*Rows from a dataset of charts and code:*
+ + + + + + +
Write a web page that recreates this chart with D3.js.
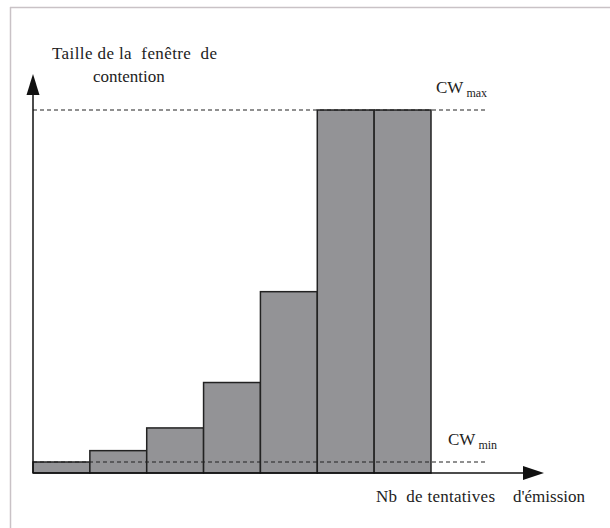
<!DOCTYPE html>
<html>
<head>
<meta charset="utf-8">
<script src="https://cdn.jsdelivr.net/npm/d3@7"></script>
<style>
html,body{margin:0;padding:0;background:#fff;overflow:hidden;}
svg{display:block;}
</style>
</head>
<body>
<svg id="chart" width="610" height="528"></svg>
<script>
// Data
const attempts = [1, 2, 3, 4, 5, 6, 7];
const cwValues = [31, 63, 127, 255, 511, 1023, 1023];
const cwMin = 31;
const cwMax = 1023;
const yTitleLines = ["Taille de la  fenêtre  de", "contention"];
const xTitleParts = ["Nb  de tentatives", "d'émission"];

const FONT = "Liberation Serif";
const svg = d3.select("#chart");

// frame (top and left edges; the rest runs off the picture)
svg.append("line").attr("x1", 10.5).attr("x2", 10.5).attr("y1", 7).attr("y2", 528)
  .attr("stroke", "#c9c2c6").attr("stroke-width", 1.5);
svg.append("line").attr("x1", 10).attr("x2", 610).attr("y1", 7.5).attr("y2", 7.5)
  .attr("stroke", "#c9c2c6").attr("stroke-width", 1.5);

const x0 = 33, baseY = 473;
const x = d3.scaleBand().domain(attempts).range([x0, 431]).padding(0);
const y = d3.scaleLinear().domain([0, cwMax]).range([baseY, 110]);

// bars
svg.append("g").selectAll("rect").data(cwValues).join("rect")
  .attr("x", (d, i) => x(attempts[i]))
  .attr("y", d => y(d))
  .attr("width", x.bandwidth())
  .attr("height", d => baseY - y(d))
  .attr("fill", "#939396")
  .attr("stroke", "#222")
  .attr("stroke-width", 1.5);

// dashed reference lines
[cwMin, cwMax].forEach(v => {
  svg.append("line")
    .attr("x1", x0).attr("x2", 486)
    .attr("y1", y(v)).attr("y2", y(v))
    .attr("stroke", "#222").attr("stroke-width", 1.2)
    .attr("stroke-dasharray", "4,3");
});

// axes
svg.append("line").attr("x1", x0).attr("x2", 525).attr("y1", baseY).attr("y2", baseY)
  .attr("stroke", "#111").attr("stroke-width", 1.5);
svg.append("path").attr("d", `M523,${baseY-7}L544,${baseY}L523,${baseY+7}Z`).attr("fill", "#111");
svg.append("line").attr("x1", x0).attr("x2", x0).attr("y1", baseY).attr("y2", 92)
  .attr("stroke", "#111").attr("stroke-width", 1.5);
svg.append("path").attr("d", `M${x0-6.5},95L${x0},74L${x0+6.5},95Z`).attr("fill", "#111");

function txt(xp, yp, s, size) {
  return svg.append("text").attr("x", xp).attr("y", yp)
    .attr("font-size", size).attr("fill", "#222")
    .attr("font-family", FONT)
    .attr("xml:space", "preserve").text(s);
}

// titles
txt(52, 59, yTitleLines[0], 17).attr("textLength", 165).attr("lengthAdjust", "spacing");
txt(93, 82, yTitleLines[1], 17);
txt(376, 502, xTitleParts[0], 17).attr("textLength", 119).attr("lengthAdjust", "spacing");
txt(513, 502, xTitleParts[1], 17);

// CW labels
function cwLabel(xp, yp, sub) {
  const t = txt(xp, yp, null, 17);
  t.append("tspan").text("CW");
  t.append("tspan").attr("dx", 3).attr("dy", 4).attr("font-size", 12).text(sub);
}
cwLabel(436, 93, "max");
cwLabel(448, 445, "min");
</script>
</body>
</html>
+ + + + + + +
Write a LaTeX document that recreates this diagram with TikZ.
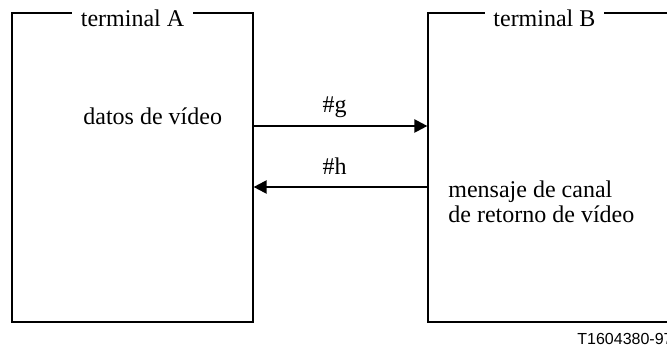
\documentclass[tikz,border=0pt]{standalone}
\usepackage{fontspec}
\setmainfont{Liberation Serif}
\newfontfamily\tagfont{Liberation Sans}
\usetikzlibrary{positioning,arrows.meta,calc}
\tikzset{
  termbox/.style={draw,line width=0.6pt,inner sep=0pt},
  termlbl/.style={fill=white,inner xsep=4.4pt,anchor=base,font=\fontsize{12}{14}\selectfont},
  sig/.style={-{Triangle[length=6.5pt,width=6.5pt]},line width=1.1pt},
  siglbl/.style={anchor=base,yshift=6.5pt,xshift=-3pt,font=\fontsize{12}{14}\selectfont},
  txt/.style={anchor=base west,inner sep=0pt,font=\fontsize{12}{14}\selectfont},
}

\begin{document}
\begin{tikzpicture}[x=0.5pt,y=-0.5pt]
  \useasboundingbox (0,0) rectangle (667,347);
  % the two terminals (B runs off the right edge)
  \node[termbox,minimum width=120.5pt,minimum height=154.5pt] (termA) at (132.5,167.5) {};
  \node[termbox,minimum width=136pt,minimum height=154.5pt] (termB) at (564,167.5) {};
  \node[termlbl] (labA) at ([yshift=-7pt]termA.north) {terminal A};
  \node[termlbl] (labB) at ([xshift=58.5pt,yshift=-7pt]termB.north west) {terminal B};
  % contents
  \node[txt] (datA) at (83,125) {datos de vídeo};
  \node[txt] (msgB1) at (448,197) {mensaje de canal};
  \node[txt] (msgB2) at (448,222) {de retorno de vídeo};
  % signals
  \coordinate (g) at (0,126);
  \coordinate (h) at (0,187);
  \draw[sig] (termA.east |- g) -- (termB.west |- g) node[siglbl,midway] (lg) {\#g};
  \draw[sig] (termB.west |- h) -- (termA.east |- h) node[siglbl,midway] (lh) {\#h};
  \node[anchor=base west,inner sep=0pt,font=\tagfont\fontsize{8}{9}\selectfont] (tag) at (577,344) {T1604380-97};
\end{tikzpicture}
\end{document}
+ + + + + + +
*PROBLEM TO WORK ON:* Can you give again only the lines between the one containing "Write a web" and the one containing "d3.scaleLinear().domain([0, cwMax]).range([baseY, 110]);", counting both, exactly as they appear and without any pictures?

*SOLVED PROBLEM:*
Write a web page that recreates this chart with D3.js.
<!DOCTYPE html>
<html>
<head>
<meta charset="utf-8">
<script src="https://cdn.jsdelivr.net/npm/d3@7"></script>
<style>
html,body{margin:0;padding:0;background:#fff;overflow:hidden;}
svg{display:block;}
</style>
</head>
<body>
<svg id="chart" width="610" height="528"></svg>
<script>
// Data
const attempts = [1, 2, 3, 4, 5, 6, 7];
const cwValues = [31, 63, 127, 255, 511, 1023, 1023];
const cwMin = 31;
const cwMax = 1023;
const yTitleLines = ["Taille de la  fenêtre  de", "contention"];
const xTitleParts = ["Nb  de tentatives", "d'émission"];

const FONT = "Liberation Serif";
const svg = d3.select("#chart");

// frame (top and left edges; the rest runs off the picture)
svg.append("line").attr("x1", 10.5).attr("x2", 10.5).attr("y1", 7).attr("y2", 528)
  .attr("stroke", "#c9c2c6").attr("stroke-width", 1.5);
svg.append("line").attr("x1", 10).attr("x2", 610).attr("y1", 7.5).attr("y2", 7.5)
  .attr("stroke", "#c9c2c6").attr("stroke-width", 1.5);

const x0 = 33, baseY = 473;
const x = d3.scaleBand().domain(attempts).range([x0, 431]).padding(0);
const y = d3.scaleLinear().domain([0, cwMax]).range([baseY, 110]);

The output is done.